PROVIDED DATA:

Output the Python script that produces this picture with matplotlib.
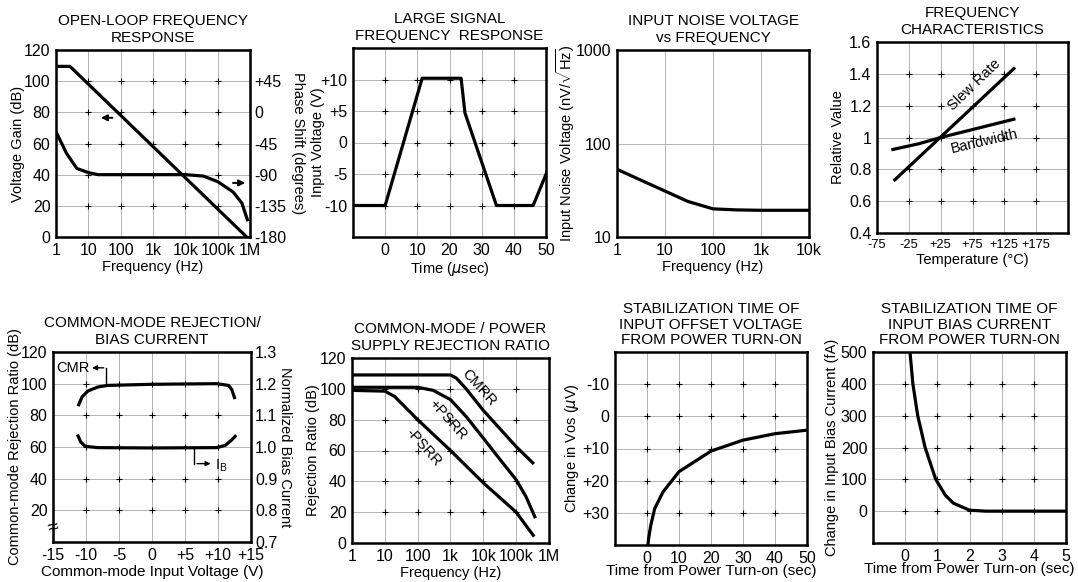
import matplotlib
matplotlib.use("Agg")
import matplotlib.pyplot as plt
import numpy as np

plt.rcParams['font.family'] = ['Liberation Sans', 'DejaVu Sans']
plt.rcParams['mathtext.fontset'] = 'custom'
plt.rcParams['mathtext.rm'] = 'Liberation Sans'

W, H = 1078, 582

# ---- data ----
# open-loop frequency response
gain_f = [1, 2.7, 790000]
gain_db = [109.5, 109.5, 0]
phase_f = [1, 2.1, 4.4, 10, 20, 10000, 36000, 100000, 300000, 560000, 830000]
phase_deg = [-28, -59, -81, -87, -90, -90, -92, -100, -115, -131, -155]

# large signal response
ls_t = [-10, 0, 11.5, 23.6, 24.8, 34.6, 46, 50.2]
ls_v = [-10, -10, 10.2, 10.2, 4.7, -10, -10, -4.8]

# input noise voltage
noise_f = [1, 3, 10, 30, 100, 300, 1000, 10000]
noise_v = [53, 41, 31, 24, 20, 19.5, 19.3, 19.3]

# frequency characteristics
slew_t = [-47, 140]
slew_v = [0.734, 1.433]
bw_t = [-50, -10, 25, 75, 140]
bw_v = [0.925, 0.96, 1.0, 1.05, 1.115]

# CMR / bias current
cmr_v = [-11.1, -10.6, -9.7, -8.2, -6.7, 0, 9.8, 11.6, 12.1, 12.5]
cmr_db = [86.7, 91.6, 95.4, 97.9, 98.9, 99.6, 100, 98.9, 96.2, 91.2]
ib_v = [-11.2, -10.8, -10.1, -8.2, 0, 9.8, 11.1, 12.0, 12.6]
ib_norm = [1.035, 1.016, 1.002, 0.998, 0.997, 0.998, 1.005, 1.021, 1.0335]

# CMRR / PSRR
cmrr_f = [1, 1000, 1500, 3000, 10000, 100000, 320000]
cmrr_db = [109, 109, 107, 100, 86, 62.5, 52]
ppsrr_f = [1, 100, 300, 1000, 3000, 10000, 30000, 100000, 200000, 370000]
ppsrr_db = [101, 101, 99, 93, 82, 68, 55, 41, 30, 17]
npsrr_f = [1, 10, 20, 100, 1000, 10000, 100000, 330000]
npsrr_db = [99, 98.5, 95, 80, 60, 39, 20, 5]

# Vos stabilization
vos_t = [0.3, 0.5, 1.15, 2.4, 5, 10, 20, 30, 40, 50]
vos_uv = [40, 38, 34, 28.7, 23.5, 17.2, 10.8, 7.4, 5.4, 4.3]

# Ib stabilization
ibs_t = [0.15, 0.24, 0.39, 0.62, 0.95, 1.25, 1.5, 2, 2.5, 5]
ibs_fa = [500, 400, 300, 200, 100, 50, 25, 3, 0, 0]

LOG_TICKS = [1, 10, 100, 1000, 10000, 100000, 1000000]
LOG_LABELS = ['1', '10', '100', '1k', '10k', '100k', '1M']

LW = 2.3
FS = 10.5     # axis labels
TFS = 11      # titles
TKS = 11.5    # tick labels


def make_ax(l, t, r, b):
    return fig.add_axes([l / W, 1 - b / H, (r - l) / W, (b - t) / H])


def side_label(text, x, t, b, rot=90):
    # vertical axis label centred at pixel column x, alongside an axes spanning t..b
    fig.text(x / W, 1 - (t + b) / 2 / H, text, rotation=rot, ha='center',
             va='center', fontsize=FS)


def style(ax, xgrid, ygrid, plus=True):
    for s in ax.spines.values():
        s.set_linewidth(1.8)
    ax.tick_params(length=0, labelsize=TKS, pad=4)
    for x in xgrid:
        ax.axvline(x, color='#a8a8a8', lw=0.6, zorder=0)
    for y in ygrid:
        ax.axhline(y, color='#a8a8a8', lw=0.6, zorder=0)
    if plus:
        X, Y = np.meshgrid(xgrid, ygrid)
        ax.plot(X.ravel(), Y.ravel(), '+', color='k', ms=4, mew=0.8, zorder=1)


fig = plt.figure(figsize=(W / 100, H / 100), dpi=100)

# ---------- 1: open-loop frequency response ----------
ax = make_ax(56, 50, 250, 237)
ax.set_xscale('log')
ax.set_xlim(1, 1e6)
ax.set_ylim(0, 120)
ax.set_xticks(LOG_TICKS)
ax.set_xticklabels(LOG_LABELS)
ax.minorticks_off()
ax.set_yticks([0, 20, 40, 60, 80, 100, 120])
style(ax, LOG_TICKS[1:-1], [20, 40, 60, 80, 100])
ax.plot(gain_f, gain_db, color='k', lw=LW)
ax.annotate('', xy=(20, 76.5), xytext=(68, 76.5),
            arrowprops=dict(arrowstyle='-|>', color='k', lw=1.4, mutation_scale=9))
ax.annotate('', xy=(870000, 34.7), xytext=(245000, 34.7),
            arrowprops=dict(arrowstyle='-|>', color='k', lw=1.4, mutation_scale=9),
            annotation_clip=False)
ax.set_xlabel('Frequency (Hz)', fontsize=FS, labelpad=2)
ax.set_title('OPEN-LOOP FREQUENCY\nRESPONSE', fontsize=TFS, pad=6)
ax2 = ax.twinx()
ax2.set_ylim(-180, 90)
ax2.set_yticks([-180, -135, -90, -45, 0, 45])
ax2.set_yticklabels(['-180', '-135', '-90', '-45', '0', '+45'])
ax2.tick_params(length=0, labelsize=TKS, pad=3)
ax2.plot(phase_f, phase_deg, color='k', lw=LW)
side_label('Voltage Gain (dB)', 18, 50, 237)
side_label('Phase Shift (degrees)', 298, 50, 237, rot=270)

# ---------- 2: large signal frequency response ----------
ax = make_ax(353, 48, 546, 237)
ax.set_xlim(-10, 50)
ax.set_ylim(-15, 15)
ax.set_xticks([0, 10, 20, 30, 40, 50])
ax.set_yticks([-10, -5, 0, 5, 10])
ax.set_yticklabels(['-10', '-5', '0', '+5', '+10'])
style(ax, [0, 10, 20, 30, 40], [-10, -5, 0, 5, 10])
ax.plot(ls_t, ls_v, color='k', lw=LW)
ax.set_xlabel('Time ($\\mu$sec)', fontsize=FS, labelpad=2)
ax.set_title('LARGE SIGNAL\nFREQUENCY  RESPONSE', fontsize=TFS, pad=6)
side_label('Input Voltage (V)', 318, 48, 237)

# ---------- 3: input noise voltage ----------
ax = make_ax(617, 50, 809, 237)
ax.set_xscale('log')
ax.set_yscale('log')
ax.set_xlim(1, 10000)
ax.set_ylim(10, 1000)
ax.set_xticks(LOG_TICKS[:5])
ax.set_xticklabels(LOG_LABELS[:5])
ax.set_yticks([10, 100, 1000])
ax.set_yticklabels(['10', '100', '1000'])
ax.minorticks_off()
style(ax, [10, 100, 1000], [100], plus=False)
ax.plot(noise_f, noise_v, color='k', lw=LW)
ax.set_xlabel('Frequency (Hz)', fontsize=FS, labelpad=2)
ax.set_title('INPUT NOISE VOLTAGE\nvs FREQUENCY', fontsize=TFS, pad=6)
side_label('Input Noise Voltage (nV/$\\sqrt{\\mathrm{Hz}}$)', 566, 50, 237)

# ---------- 4: frequency characteristics ----------
ax = make_ax(877, 42, 1068, 233)
ax.set_xlim(-75, 225)
ax.set_ylim(0.4, 1.6)
ax.set_xticks([-75, -25, 25, 75, 125, 175])
ax.set_xticklabels(['-75', '-25', '+25', '+75', '+125', '+175'])
ax.set_yticks([0.4, 0.6, 0.8, 1.0, 1.2, 1.4, 1.6])
ax.set_yticklabels(['0.4', '0.6', '0.8', '1', '1.2', '1.4', '1.6'])
style(ax, [-25, 25, 75, 125, 175], [0.6, 0.8, 1.0, 1.2, 1.4])
ax.tick_params(axis='x', labelsize=9.3)
ax.plot(slew_t, slew_v, color='k', lw=LW)
ax.plot(bw_t, bw_v, color='k', lw=LW)
ax.text(78, 1.33, 'Slew Rate', rotation=44, ha='center', va='center', fontsize=FS)
ax.text(93, 0.975, 'Bandwidth', rotation=13, ha='center', va='center', fontsize=FS)
ax.set_xlabel('Temperature (°C)', fontsize=FS, labelpad=2)
ax.set_title('FREQUENCY\nCHARACTERISTICS', fontsize=TFS, pad=6)
side_label('Relative Value', 838, 42, 233)

# ---------- 5: CMR / bias current ----------
ax = make_ax(53, 352, 251, 542)
ax.set_xlim(-15, 15)
ax.set_ylim(0, 120)
ax.set_xticks([-15, -10, -5, 0, 5, 10, 15])
ax.set_xticklabels(['-15', '-10', '-5', '0', '+5', '+10', '+15'])
ax.set_yticks([20, 40, 60, 80, 100, 120])
style(ax, [-10, -5, 0, 5, 10], [20, 40, 60, 80, 100])
ax.plot(cmr_v, cmr_db, color='k', lw=LW)
ax.plot([-6.9, -6.9], [99.3, 110], color='k', lw=1)
ax.annotate('', xy=(-9.5, 110), xytext=(-6.9, 110),
            arrowprops=dict(arrowstyle='-|>', color='k', lw=1, mutation_scale=7))
ax.text(-12, 110, 'CMR', ha='center', va='center', fontsize=FS)
ax.plot([6.4, 6.4], [59.4, 49.5], color='k', lw=1)
ax.annotate('', xy=(9.3, 49.5), xytext=(6.4, 49.5),
            arrowprops=dict(arrowstyle='-|>', color='k', lw=1, mutation_scale=7))
ax.text(9.6, 48.5, 'I$_\\mathrm{B}$', ha='left', va='center', fontsize=FS)
ax.text(-15, 9, '≈', rotation=15, ha='center', va='center', fontsize=14,
        clip_on=False)
ax.set_xlabel('Common-mode Input Voltage (V)', fontsize=11, labelpad=2)
ax.set_title('COMMON-MODE REJECTION/\nBIAS CURRENT', fontsize=TFS, pad=6)
ax2 = ax.twinx()
ax2.set_ylim(0.7, 1.3)
ax2.set_yticks([0.7, 0.8, 0.9, 1.0, 1.1, 1.2, 1.3])
ax2.set_yticklabels(['0.7', '0.8', '0.9', '1.0', '1.1', '1.2', '1.3'])
ax2.tick_params(length=0, labelsize=TKS, pad=3)
ax2.plot(ib_v, ib_norm, color='k', lw=LW)
side_label('Common-mode Rejection Ratio (dB)', 15, 352, 542)
side_label('Normalized Bias Current', 285, 352, 542, rot=270)

# ---------- 6: CMRR / PSRR ----------
ax = make_ax(352, 358, 549, 543)
ax.set_xscale('log')
ax.set_xlim(1, 1e6)
ax.set_ylim(0, 120)
ax.set_xticks(LOG_TICKS)
ax.set_xticklabels(LOG_LABELS)
ax.minorticks_off()
ax.set_yticks([0, 20, 40, 60, 80, 100, 120])
style(ax, LOG_TICKS[1:-1], [20, 40, 60, 80, 100])
ax.plot(cmrr_f, cmrr_db, color='k', lw=LW)
ax.plot(ppsrr_f, ppsrr_db, color='k', lw=LW)
ax.plot(npsrr_f, npsrr_db, color='k', lw=LW)
ax.text(7500, 101, 'CMRR', rotation=-48, ha='center', va='center', fontsize=FS)
ax.text(840, 80, '+PSRR', rotation=-48, ha='center', va='center', fontsize=FS)
ax.text(150, 62, '-PSRR', rotation=-48, ha='center', va='center', fontsize=FS)
ax.set_xlabel('Frequency (Hz)', fontsize=FS, labelpad=2)
ax.set_title('COMMON-MODE / POWER\nSUPPLY REJECTION RATIO', fontsize=TFS, pad=6)
side_label('Rejection Ratio (dB)', 313, 358, 543)

# ---------- 7: Vos stabilization ----------
ax = make_ax(615, 352, 807, 545)
ax.set_xlim(-10, 50)
ax.set_ylim(40, -20)
ax.set_xticks([0, 10, 20, 30, 40, 50])
ax.set_yticks([-10, 0, 10, 20, 30])
ax.set_yticklabels(['-10', '0', '+10', '+20', '+30'])
style(ax, [0, 10, 20, 30, 40], [-10, 0, 10, 20, 30])
ax.plot(vos_t, vos_uv, color='k', lw=LW)
ax.set_xlabel('Time from Power Turn-on (sec)', fontsize=11, labelpad=-1)
ax.set_title('STABILIZATION TIME OF\nINPUT OFFSET VOLTAGE\nFROM POWER TURN-ON',
             fontsize=TFS, pad=6, linespacing=1.1)
side_label('Change in Vos ($\\mu$V)', 572, 352, 545)

# ---------- 8: Ib stabilization ----------
ax = make_ax(873, 352, 1066, 543)
ax.set_xlim(-1, 5)
ax.set_ylim(-100, 500)
ax.set_xticks([0, 1, 2, 3, 4, 5])
ax.set_yticks([0, 100, 200, 300, 400, 500])
style(ax, [0, 1, 2, 3, 4], [0, 100, 200, 300, 400])
ax.plot(ibs_t, ibs_fa, color='k', lw=LW)
ax.set_xlabel('Time from Power Turn-on (sec)', fontsize=11, labelpad=-1)
ax.set_title('STABILIZATION TIME OF\nINPUT BIAS CURRENT\nFROM POWER TURN-ON',
             fontsize=TFS, pad=6, linespacing=1.1)
side_label('Change in Input Bias Current (fA)', 832, 352, 543)

fig.savefig('out.png', dpi=100)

AIM: Reproduce the material above exactly, first line through the line that contains "bw_v = [0.925, 0.96, 1.0, 1.05, 1.115]", minus the pictures.

PROBLEM SOLUTION:
Output the Python script that produces this picture with matplotlib.
import matplotlib
matplotlib.use("Agg")
import matplotlib.pyplot as plt
import numpy as np

plt.rcParams['font.family'] = ['Liberation Sans', 'DejaVu Sans']
plt.rcParams['mathtext.fontset'] = 'custom'
plt.rcParams['mathtext.rm'] = 'Liberation Sans'

W, H = 1078, 582

# ---- data ----
# open-loop frequency response
gain_f = [1, 2.7, 790000]
gain_db = [109.5, 109.5, 0]
phase_f = [1, 2.1, 4.4, 10, 20, 10000, 36000, 100000, 300000, 560000, 830000]
phase_deg = [-28, -59, -81, -87, -90, -90, -92, -100, -115, -131, -155]

# large signal response
ls_t = [-10, 0, 11.5, 23.6, 24.8, 34.6, 46, 50.2]
ls_v = [-10, -10, 10.2, 10.2, 4.7, -10, -10, -4.8]

# input noise voltage
noise_f = [1, 3, 10, 30, 100, 300, 1000, 10000]
noise_v = [53, 41, 31, 24, 20, 19.5, 19.3, 19.3]

# frequency characteristics
slew_t = [-47, 140]
slew_v = [0.734, 1.433]
bw_t = [-50, -10, 25, 75, 140]
bw_v = [0.925, 0.96, 1.0, 1.05, 1.115]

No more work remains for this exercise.